Goal of the exercise → Restate each line word for word. Leave out every picture.
____ Data
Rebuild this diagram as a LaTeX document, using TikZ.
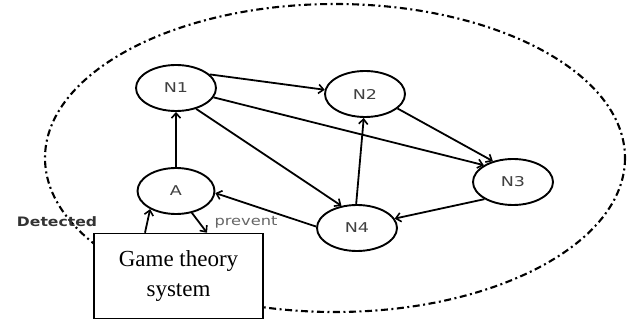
\documentclass[tikz,border=0pt]{standalone}
\usepackage{fontspec}
\setmainfont{Liberation Serif}
\newfontfamily\lblfont{DejaVu Sans}
\usetikzlibrary{shapes.geometric,arrows.meta,calc}
\begin{document}
\begin{tikzpicture}[x=1pt,y=-1pt,
  nd/.style={ellipse,draw,line width=1.9pt,minimum width=80pt,minimum height=46pt,inner sep=0pt,
    font=\lblfont\fontsize{13.5}{15}\selectfont,text=black!75},
  arr/.style={line width=1.8pt,-{Straight Barb[length=5pt,width=9pt,line width=1.6pt]}},
  lab/.style={font=\lblfont\fontsize{13}{15}\selectfont,inner sep=0pt}
]
\useasboundingbox (0,0) rectangle (634,320);
\draw[line width=2.1pt,dash pattern=on 7pt off 3.5pt on 2pt off 3.5pt] (335,158) ellipse [x radius=290, y radius=154];

\node[nd] (N1) at (176,88) {\scalebox{1.3}[1]{N1}};
\node[nd] (N2) at (365,94) {\scalebox{1.3}[1]{N2}};
\node[nd] (N3) at (513,182) {\scalebox{1.3}[1]{N3}};
\node[nd] (N4) at (357,228) {\scalebox{1.3}[1]{N4}};
\node[nd,minimum width=77pt] (A) at (176,191) {\scalebox{1.3}[1]{A}};

\node[draw,fill=white,line width=1.5pt,minimum width=169pt,minimum height=85pt,inner sep=0pt,
  align=center,font=\fontsize{23}{30}\selectfont] (gts) at (178.5,276) {Game theory\\system};

\draw[arr] (A.90) -- (N1.270);
\draw[arr] (N1.22) -- (N2.174);
\draw[arr] (N1.-14) -- (N3.150);
\draw[arr] (N1.-46) -- (N4.125);
\draw[arr] (N2.-24) -- (N3.134);
\draw[arr] (N4.92) -- (N2.267);
\draw[arr] (N3.211) -- (N4.14);
\draw[arr] (N4.178) -- (A.357);
\draw[arr] ([xshift=-33.5pt]gts.north) -- (A.215);
\draw[arr] (A.306) -- ([xshift=28.5pt]gts.north);

\node[lab,text=black!80,font=\lblfont\bfseries\fontsize{13}{15}\selectfont] (det) at (57,222) {\scalebox{1.2}[1]{Detected}};
\node[lab,text=black!60] (prev) at (246,222) {\scalebox{1.25}[1]{prevent}};
\end{tikzpicture}
\end{document}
________
Full answer →
Rebuild this diagram as a LaTeX document, using TikZ.
\documentclass[tikz,border=0pt]{standalone}
\usepackage{fontspec}
\setmainfont{Liberation Serif}
\newfontfamily\lblfont{DejaVu Sans}
\usetikzlibrary{shapes.geometric,arrows.meta,calc}
\begin{document}
\begin{tikzpicture}[x=1pt,y=-1pt,
  nd/.style={ellipse,draw,line width=1.9pt,minimum width=80pt,minimum height=46pt,inner sep=0pt,
    font=\lblfont\fontsize{13.5}{15}\selectfont,text=black!75},
  arr/.style={line width=1.8pt,-{Straight Barb[length=5pt,width=9pt,line width=1.6pt]}},
  lab/.style={font=\lblfont\fontsize{13}{15}\selectfont,inner sep=0pt}
]
\useasboundingbox (0,0) rectangle (634,320);
\draw[line width=2.1pt,dash pattern=on 7pt off 3.5pt on 2pt off 3.5pt] (335,158) ellipse [x radius=290, y radius=154];

\node[nd] (N1) at (176,88) {\scalebox{1.3}[1]{N1}};
\node[nd] (N2) at (365,94) {\scalebox{1.3}[1]{N2}};
\node[nd] (N3) at (513,182) {\scalebox{1.3}[1]{N3}};
\node[nd] (N4) at (357,228) {\scalebox{1.3}[1]{N4}};
\node[nd,minimum width=77pt] (A) at (176,191) {\scalebox{1.3}[1]{A}};

\node[draw,fill=white,line width=1.5pt,minimum width=169pt,minimum height=85pt,inner sep=0pt,
  align=center,font=\fontsize{23}{30}\selectfont] (gts) at (178.5,276) {Game theory\\system};

\draw[arr] (A.90) -- (N1.270);
\draw[arr] (N1.22) -- (N2.174);
\draw[arr] (N1.-14) -- (N3.150);
\draw[arr] (N1.-46) -- (N4.125);
\draw[arr] (N2.-24) -- (N3.134);
\draw[arr] (N4.92) -- (N2.267);
\draw[arr] (N3.211) -- (N4.14);
\draw[arr] (N4.178) -- (A.357);
\draw[arr] ([xshift=-33.5pt]gts.north) -- (A.215);
\draw[arr] (A.306) -- ([xshift=28.5pt]gts.north);

\node[lab,text=black!80,font=\lblfont\bfseries\fontsize{13}{15}\selectfont] (det) at (57,222) {\scalebox{1.2}[1]{Detected}};
\node[lab,text=black!60] (prev) at (246,222) {\scalebox{1.25}[1]{prevent}};
\end{tikzpicture}
\end{document}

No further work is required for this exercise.